Sibel Öz, "Kitap bence içerideki insanların her şeyidir. Yani ekmeğidir, suyudur. İçerideki insanlar aç kalabilirler, ekmeksiz kalabilirler, susuz kalabilirler ama kitapsız kalamazlar. Örneğin tek kişilik hücrelerde yıllardır tutulan insanlar var. Kitaplarını almak ne tür bir işkencedir. İnsan yok, dışarı ile herhangi bir iletişim kurma imkanı yok ve kitap da yok. Bu insanlara ölün mü diyoruz?" dedi.
İNCE BİR İŞKENCE TÜRÜ
Sibel Öz, kitap sınırlamasını şöyle değerlendirdi: "Şimdiye kadarki hiç bir iktidarın akıl edemediği kadar ice bir işkencedir bu. Şu an içeride olsaydım ve kitaplarımızı alsalardı ne olurdu diye düşündüm ve 15 Mart gecesi gözüme uyku girmedi. Yani her şeyi denediler, her şey akıllarına geldi, şimdiye kadarki iktidarların. Örneğin çıplak ayak uygulaması oldu, hücrelere baskın yapıldı, tek kişilikleri gündeme getirdiler, ondan önce F tipi gerçeği var ama hiçbir iktidarın aklına böyle bir işkence gelmedi, kitapları almak gelmedi. Bugüne kadar uygulanan en ince, en derin sonuçları olabilecek bir işkence türü."
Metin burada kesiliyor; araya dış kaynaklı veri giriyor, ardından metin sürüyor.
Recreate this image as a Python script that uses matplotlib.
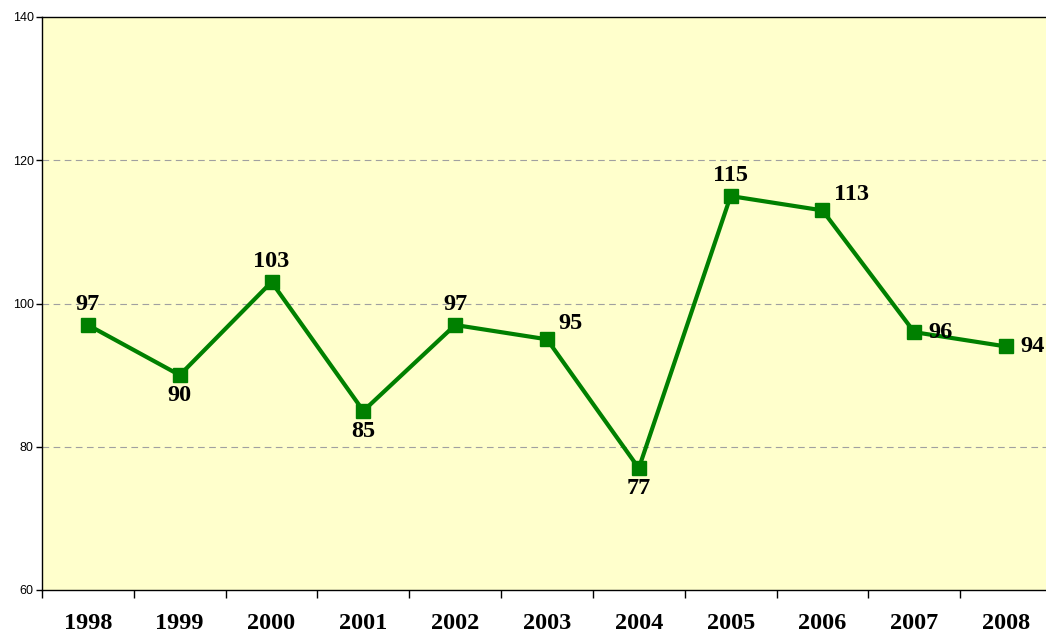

'KAMUOYU VE EDEBİYAT DÜNYASI KABUL ETMEMELİ'
Kamuoyunun yasaklamaya yeteri kadar tepki göstermediği ve önemsemediği eleştirisinde bulunan Öz, "cana kastı yok, fiziki bir işkence yok" diye duyarsız bir tavır içerisinde olunduğunu söyledi. Öz, "Aslında uygulamanın içeriği ve önemi çok anlaşılmadı kamuoyu tarafından ve biraz yalnız bırakıldılar ve açlık grevine girmek zorunda kaldılar" diye konuştu.
Öz, kamuoyunun kitap sınırlamasına karşı çıkması gerektiğini, yazarların, şairlerin, edebiyat dünyasından insanların da seslerini yükseltmesi gerektiğini kaydetti. Öz, "Edebiyatın derdi insansa, edebiyat insanla ilgiliyse bugün kitapları alınıyor diye karşı çıkmalılar. Edebiyat dünyası bunu kabul etmemelidir" dedi.
Öz, kitap sınırlamasına karşı dışarıda kesinlikle bir kampanya yürütülmesi gerektiğini söyledi.
Dışarıda Deli Dalgalar İnisiyatifi olarak tutuklularla sık sık kitap çalışmaları yaptıklarını anlatan Öz, tek kişilik hücrelerde kalan tutukluların yazılarından oluşan yeni bir proje hazırlığında olduklarını anlattı. Öz, ayrıca cezaevlerinden Kürtçe masallar topladıklarını söyledi.
Tutukluların yazı yazabilmeleri için kitaplara ihtiyaçları olduğuna işaret etti.
KİTAPLAR MI GÜVENLİĞİ TEHDİT EDİYOR
Sibel Öz, şöyle konuştu: "2013 yılında, hele de barış süreci denilen bir zamandan geçerken bu yasaklama zaten her türlü yaşama imkanı sınırlı olan tutuklular için kabul edilemez. O yüzden şu anda tutukluların itirazının arkasında durmamız gerekiyor. Hangi mantıkla böyle bir dayatmada bulunulmuş? Güvenlik gerekçesi deniliyor. Bu çok yuvarlak bir söylemdir. Yani kitaplar mı güvenliği tehdit ediyor? Adalet Bakanlığı'nın genelgelerinde böyle bir şey yok. Hukukçular bu konuda gerekli açıklamaları yaptılar. Kitaba böyle cahilce bir yaklaşımı Adalet Bakanlığı nasıl kabul edebilir. Hapishanedeki insanları tekrar tekrar ele geçirmeye çalışmaktan ve cezalandırmaktan vazgeçsinler. Bu hukuksuz bir uygulamadır."